● Aim of the exercise
Quote all lines below exactly. Images stay out.

● Dataset content
::::
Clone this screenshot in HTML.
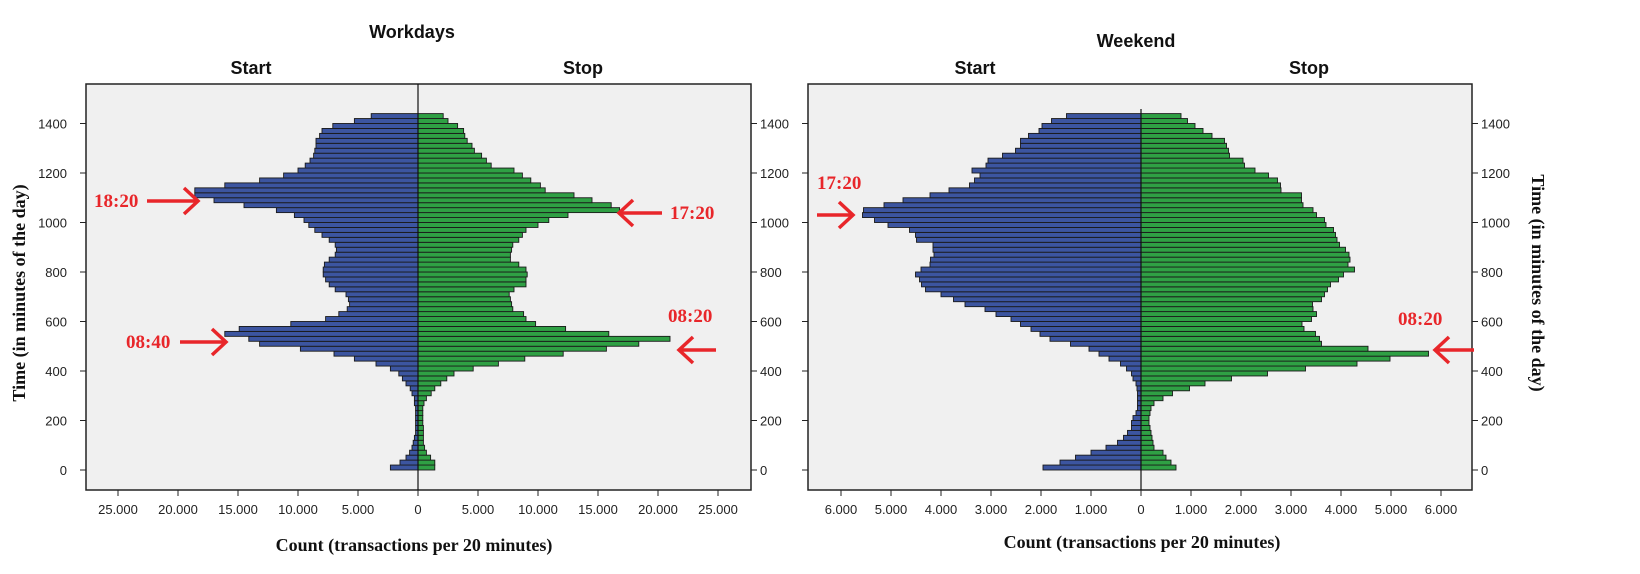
<!DOCTYPE html>
<html><head><meta charset="utf-8">
<style>
html,body{margin:0;padding:0;background:#fff;}
svg{display:block;}
.t{font-family:"Liberation Sans",Arial,sans-serif;font-size:13px;fill:#222;}
.h{font-family:"Liberation Sans",Arial,sans-serif;font-weight:bold;font-size:18px;fill:#111;}
.s{font-family:"Liberation Serif",serif;font-weight:bold;font-size:18px;fill:#111;}
.r{font-family:"Liberation Serif",serif;font-weight:bold;font-size:19px;fill:#e8262a;}
</style></head>
<body>
<svg id="c" width="1640" height="574" xmlns="http://www.w3.org/2000/svg">
<rect x="86" y="84" width="665" height="406" fill="#f0f0f0" stroke="#222" stroke-width="1.5"/>
<rect x="808" y="84" width="664" height="406" fill="#f0f0f0" stroke="#222" stroke-width="1.5"/>
<g id="bars"></g>
<line x1="418" y1="84" x2="418" y2="490" stroke="#111" stroke-width="1.2"/>
<line x1="1141" y1="109" x2="1141" y2="490" stroke="#111" stroke-width="1.2"/>
<g id="ax"></g>
<text class="h" x="412" y="38" text-anchor="middle">Workdays</text>
<text class="h" x="1136" y="47" text-anchor="middle">Weekend</text>
<text class="h" x="251" y="74" text-anchor="middle" font-size="17">Start</text>
<text class="h" x="583" y="74" text-anchor="middle" font-size="17">Stop</text>
<text class="h" x="975" y="74" text-anchor="middle" font-size="17">Start</text>
<text class="h" x="1309" y="74" text-anchor="middle" font-size="17">Stop</text>
<text class="s" x="414" y="551" text-anchor="middle">Count (transactions per 20 minutes)</text>
<text class="s" x="1142" y="548" text-anchor="middle">Count (transactions per 20 minutes)</text>
<text class="s" transform="translate(25,293) rotate(-90)" text-anchor="middle">Time (in minutes of the day)</text>
<text class="s" transform="translate(1532,283) rotate(90)" text-anchor="middle">Time (in minutes of the day)</text>
<g fill="none" stroke="#e8262a" stroke-width="3.5">
<path d="M147 201H197M184 188L198 201L184 214"/>
<path d="M620 213H662M633 200L619 213L633 226"/>
<path d="M180 342H225M212 329L226 342L212 355"/>
<path d="M680 350H716M693 337L679 350L693 363"/>
<path d="M817 215H852M839 202L853 215L839 228"/>
<path d="M1436 350H1474M1449 337L1435 350L1449 363"/>
</g>
<text class="r" x="94" y="207">18:20</text>
<text class="r" x="670" y="219">17:20</text>
<text class="r" x="126" y="348">08:40</text>
<text class="r" x="668" y="322">08:20</text>
<text class="r" x="817" y="189">17:20</text>
<text class="r" x="1398" y="325">08:20</text>
</svg>
<script>
var NS="http://www.w3.org/2000/svg";
function el(p,n,a,t){var e=document.createElementNS(NS,n);for(var k in a)e.setAttribute(k,a[k]);if(t!=null)e.textContent=t;p.appendChild(e);return e;}
var wS=[2.3,1.5,1.0,0.7,0.5,0.4,0.3,0.2,0.2,0.2,0.2,0.2,0.2,0.3,0.3,0.5,0.65,1.0,1.3,1.6,2.3,3.5,5.3,7.0,9.8,13.2,14.1,16.1,14.9,10.6,7.7,6.6,5.9,5.7,5.8,6.0,6.9,7.4,7.7,7.9,7.9,7.8,7.4,6.9,6.8,6.9,7.4,8.0,8.6,9.1,9.5,10.3,11.8,14.5,17.0,18.6,18.6,16.1,13.2,11.2,10.0,9.4,9.0,8.7,8.6,8.5,8.5,8.2,8.0,7.1,5.3,3.9];
var wP=[1.4,1.4,1.05,0.7,0.55,0.45,0.45,0.45,0.45,0.4,0.4,0.4,0.4,0.5,0.7,1.1,1.4,1.9,2.4,3.0,4.6,6.7,8.9,12.1,15.7,18.4,21.0,15.9,12.3,9.8,9.0,8.8,7.9,7.8,7.7,7.6,8.0,9.0,9.0,9.1,9.0,8.4,7.7,7.7,7.8,7.9,8.4,8.7,9.0,10.0,10.9,12.5,16.8,16.1,14.5,13.0,10.6,10.2,9.4,8.7,8.0,6.1,5.7,5.3,4.7,4.5,4.1,3.9,3.8,3.3,2.5,2.1];
var eS=[1.96,1.62,1.31,1.0,0.7,0.47,0.35,0.27,0.19,0.19,0.16,0.1,0.07,0.07,0.07,0.07,0.08,0.1,0.16,0.19,0.29,0.41,0.64,0.84,1.04,1.41,1.82,2.02,2.2,2.41,2.6,2.9,3.12,3.52,3.75,4.0,4.31,4.39,4.43,4.51,4.4,4.22,4.21,4.14,4.16,4.16,4.49,4.51,4.63,5.06,5.33,5.57,5.55,5.14,4.76,4.22,3.84,3.43,3.33,3.22,3.38,3.10,3.06,2.77,2.51,2.41,2.41,2.25,2.04,1.98,1.79,1.49];
var eP=[0.7,0.6,0.5,0.44,0.26,0.24,0.22,0.2,0.18,0.16,0.16,0.18,0.2,0.26,0.44,0.63,0.97,1.28,1.81,2.53,3.29,4.32,4.98,5.75,4.54,3.61,3.57,3.49,3.26,3.22,3.41,3.51,3.44,3.43,3.61,3.67,3.73,3.79,3.95,4.05,4.27,4.14,4.18,4.16,4.09,3.97,3.92,3.89,3.85,3.70,3.67,3.51,3.44,3.24,3.21,3.21,2.8,2.79,2.73,2.55,2.28,2.07,2.04,1.77,1.75,1.71,1.67,1.42,1.24,1.08,0.93,0.8];
var g=document.getElementById("bars");
var bh=4.95,y0=470;
function draw(arr,cx,sc,dir,col){for(var k=0;k<72;k++){var w=arr[k]*sc,y=y0-(k+1)*bh;el(g,"rect",{x:dir<0?cx-w:cx,y:y.toFixed(2),width:w.toFixed(2),height:bh.toFixed(2),fill:col,stroke:"#1a1a1a","stroke-width":"0.9"});}}
draw(wS,418,12,-1,"#3c55a0");draw(wP,418,12,1,"#2fa044");
draw(eS,1141,50,-1,"#3c55a0");draw(eP,1141,50,1,"#2fa044");
var ax=document.getElementById("ax");
for(var m=0;m<=1400;m+=200){var y=y0-m/20*bh;
el(ax,"line",{x1:80,y1:y,x2:86,y2:y,stroke:"#222"});
el(ax,"text",{"class":"t",x:67,y:y+5,"text-anchor":"end"},m);
el(ax,"line",{x1:751,y1:y,x2:757,y2:y,stroke:"#222"});
el(ax,"line",{x1:802,y1:y,x2:808,y2:y,stroke:"#222"});
el(ax,"text",{"class":"t",x:760,y:y+5},m);
el(ax,"line",{x1:1472,y1:y,x2:1478,y2:y,stroke:"#222"});
el(ax,"text",{"class":"t",x:1481,y:y+5},m);}
function fmt(v){return v>=1000?(Math.floor(v/1000)+"."+String(v%1000).padStart(3,"0")):String(v);}
for(var v=-25000;v<=25000;v+=5000){var x=418+v/1000*12;el(ax,"line",{x1:x,y1:490,x2:x,y2:496,stroke:"#222"});el(ax,"text",{"class":"t",x:x,y:514,"text-anchor":"middle"},fmt(Math.abs(v)));}
for(var v=-6000;v<=6000;v+=1000){var x=1141+v/1000*50;el(ax,"line",{x1:x,y1:490,x2:x,y2:496,stroke:"#222"});el(ax,"text",{"class":"t",x:x,y:514,"text-anchor":"middle"},fmt(Math.abs(v)));}
</script>
</body></html>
::::
● Output below
Clone this screenshot in HTML.
<!DOCTYPE html>
<html><head><meta charset="utf-8">
<style>
html,body{margin:0;padding:0;background:#fff;}
svg{display:block;}
.t{font-family:"Liberation Sans",Arial,sans-serif;font-size:13px;fill:#222;}
.h{font-family:"Liberation Sans",Arial,sans-serif;font-weight:bold;font-size:18px;fill:#111;}
.s{font-family:"Liberation Serif",serif;font-weight:bold;font-size:18px;fill:#111;}
.r{font-family:"Liberation Serif",serif;font-weight:bold;font-size:19px;fill:#e8262a;}
</style></head>
<body>
<svg id="c" width="1640" height="574" xmlns="http://www.w3.org/2000/svg">
<rect x="86" y="84" width="665" height="406" fill="#f0f0f0" stroke="#222" stroke-width="1.5"/>
<rect x="808" y="84" width="664" height="406" fill="#f0f0f0" stroke="#222" stroke-width="1.5"/>
<g id="bars"></g>
<line x1="418" y1="84" x2="418" y2="490" stroke="#111" stroke-width="1.2"/>
<line x1="1141" y1="109" x2="1141" y2="490" stroke="#111" stroke-width="1.2"/>
<g id="ax"></g>
<text class="h" x="412" y="38" text-anchor="middle">Workdays</text>
<text class="h" x="1136" y="47" text-anchor="middle">Weekend</text>
<text class="h" x="251" y="74" text-anchor="middle" font-size="17">Start</text>
<text class="h" x="583" y="74" text-anchor="middle" font-size="17">Stop</text>
<text class="h" x="975" y="74" text-anchor="middle" font-size="17">Start</text>
<text class="h" x="1309" y="74" text-anchor="middle" font-size="17">Stop</text>
<text class="s" x="414" y="551" text-anchor="middle">Count (transactions per 20 minutes)</text>
<text class="s" x="1142" y="548" text-anchor="middle">Count (transactions per 20 minutes)</text>
<text class="s" transform="translate(25,293) rotate(-90)" text-anchor="middle">Time (in minutes of the day)</text>
<text class="s" transform="translate(1532,283) rotate(90)" text-anchor="middle">Time (in minutes of the day)</text>
<g fill="none" stroke="#e8262a" stroke-width="3.5">
<path d="M147 201H197M184 188L198 201L184 214"/>
<path d="M620 213H662M633 200L619 213L633 226"/>
<path d="M180 342H225M212 329L226 342L212 355"/>
<path d="M680 350H716M693 337L679 350L693 363"/>
<path d="M817 215H852M839 202L853 215L839 228"/>
<path d="M1436 350H1474M1449 337L1435 350L1449 363"/>
</g>
<text class="r" x="94" y="207">18:20</text>
<text class="r" x="670" y="219">17:20</text>
<text class="r" x="126" y="348">08:40</text>
<text class="r" x="668" y="322">08:20</text>
<text class="r" x="817" y="189">17:20</text>
<text class="r" x="1398" y="325">08:20</text>
</svg>
<script>
var NS="http://www.w3.org/2000/svg";
function el(p,n,a,t){var e=document.createElementNS(NS,n);for(var k in a)e.setAttribute(k,a[k]);if(t!=null)e.textContent=t;p.appendChild(e);return e;}
var wS=[2.3,1.5,1.0,0.7,0.5,0.4,0.3,0.2,0.2,0.2,0.2,0.2,0.2,0.3,0.3,0.5,0.65,1.0,1.3,1.6,2.3,3.5,5.3,7.0,9.8,13.2,14.1,16.1,14.9,10.6,7.7,6.6,5.9,5.7,5.8,6.0,6.9,7.4,7.7,7.9,7.9,7.8,7.4,6.9,6.8,6.9,7.4,8.0,8.6,9.1,9.5,10.3,11.8,14.5,17.0,18.6,18.6,16.1,13.2,11.2,10.0,9.4,9.0,8.7,8.6,8.5,8.5,8.2,8.0,7.1,5.3,3.9];
var wP=[1.4,1.4,1.05,0.7,0.55,0.45,0.45,0.45,0.45,0.4,0.4,0.4,0.4,0.5,0.7,1.1,1.4,1.9,2.4,3.0,4.6,6.7,8.9,12.1,15.7,18.4,21.0,15.9,12.3,9.8,9.0,8.8,7.9,7.8,7.7,7.6,8.0,9.0,9.0,9.1,9.0,8.4,7.7,7.7,7.8,7.9,8.4,8.7,9.0,10.0,10.9,12.5,16.8,16.1,14.5,13.0,10.6,10.2,9.4,8.7,8.0,6.1,5.7,5.3,4.7,4.5,4.1,3.9,3.8,3.3,2.5,2.1];
var eS=[1.96,1.62,1.31,1.0,0.7,0.47,0.35,0.27,0.19,0.19,0.16,0.1,0.07,0.07,0.07,0.07,0.08,0.1,0.16,0.19,0.29,0.41,0.64,0.84,1.04,1.41,1.82,2.02,2.2,2.41,2.6,2.9,3.12,3.52,3.75,4.0,4.31,4.39,4.43,4.51,4.4,4.22,4.21,4.14,4.16,4.16,4.49,4.51,4.63,5.06,5.33,5.57,5.55,5.14,4.76,4.22,3.84,3.43,3.33,3.22,3.38,3.10,3.06,2.77,2.51,2.41,2.41,2.25,2.04,1.98,1.79,1.49];
var eP=[0.7,0.6,0.5,0.44,0.26,0.24,0.22,0.2,0.18,0.16,0.16,0.18,0.2,0.26,0.44,0.63,0.97,1.28,1.81,2.53,3.29,4.32,4.98,5.75,4.54,3.61,3.57,3.49,3.26,3.22,3.41,3.51,3.44,3.43,3.61,3.67,3.73,3.79,3.95,4.05,4.27,4.14,4.18,4.16,4.09,3.97,3.92,3.89,3.85,3.70,3.67,3.51,3.44,3.24,3.21,3.21,2.8,2.79,2.73,2.55,2.28,2.07,2.04,1.77,1.75,1.71,1.67,1.42,1.24,1.08,0.93,0.8];
var g=document.getElementById("bars");
var bh=4.95,y0=470;
function draw(arr,cx,sc,dir,col){for(var k=0;k<72;k++){var w=arr[k]*sc,y=y0-(k+1)*bh;el(g,"rect",{x:dir<0?cx-w:cx,y:y.toFixed(2),width:w.toFixed(2),height:bh.toFixed(2),fill:col,stroke:"#1a1a1a","stroke-width":"0.9"});}}
draw(wS,418,12,-1,"#3c55a0");draw(wP,418,12,1,"#2fa044");
draw(eS,1141,50,-1,"#3c55a0");draw(eP,1141,50,1,"#2fa044");
var ax=document.getElementById("ax");
for(var m=0;m<=1400;m+=200){var y=y0-m/20*bh;
el(ax,"line",{x1:80,y1:y,x2:86,y2:y,stroke:"#222"});
el(ax,"text",{"class":"t",x:67,y:y+5,"text-anchor":"end"},m);
el(ax,"line",{x1:751,y1:y,x2:757,y2:y,stroke:"#222"});
el(ax,"line",{x1:802,y1:y,x2:808,y2:y,stroke:"#222"});
el(ax,"text",{"class":"t",x:760,y:y+5},m);
el(ax,"line",{x1:1472,y1:y,x2:1478,y2:y,stroke:"#222"});
el(ax,"text",{"class":"t",x:1481,y:y+5},m);}
function fmt(v){return v>=1000?(Math.floor(v/1000)+"."+String(v%1000).padStart(3,"0")):String(v);}
for(var v=-25000;v<=25000;v+=5000){var x=418+v/1000*12;el(ax,"line",{x1:x,y1:490,x2:x,y2:496,stroke:"#222"});el(ax,"text",{"class":"t",x:x,y:514,"text-anchor":"middle"},fmt(Math.abs(v)));}
for(var v=-6000;v<=6000;v+=1000){var x=1141+v/1000*50;el(ax,"line",{x1:x,y1:490,x2:x,y2:496,stroke:"#222"});el(ax,"text",{"class":"t",x:x,y:514,"text-anchor":"middle"},fmt(Math.abs(v)));}
</script>
</body></html>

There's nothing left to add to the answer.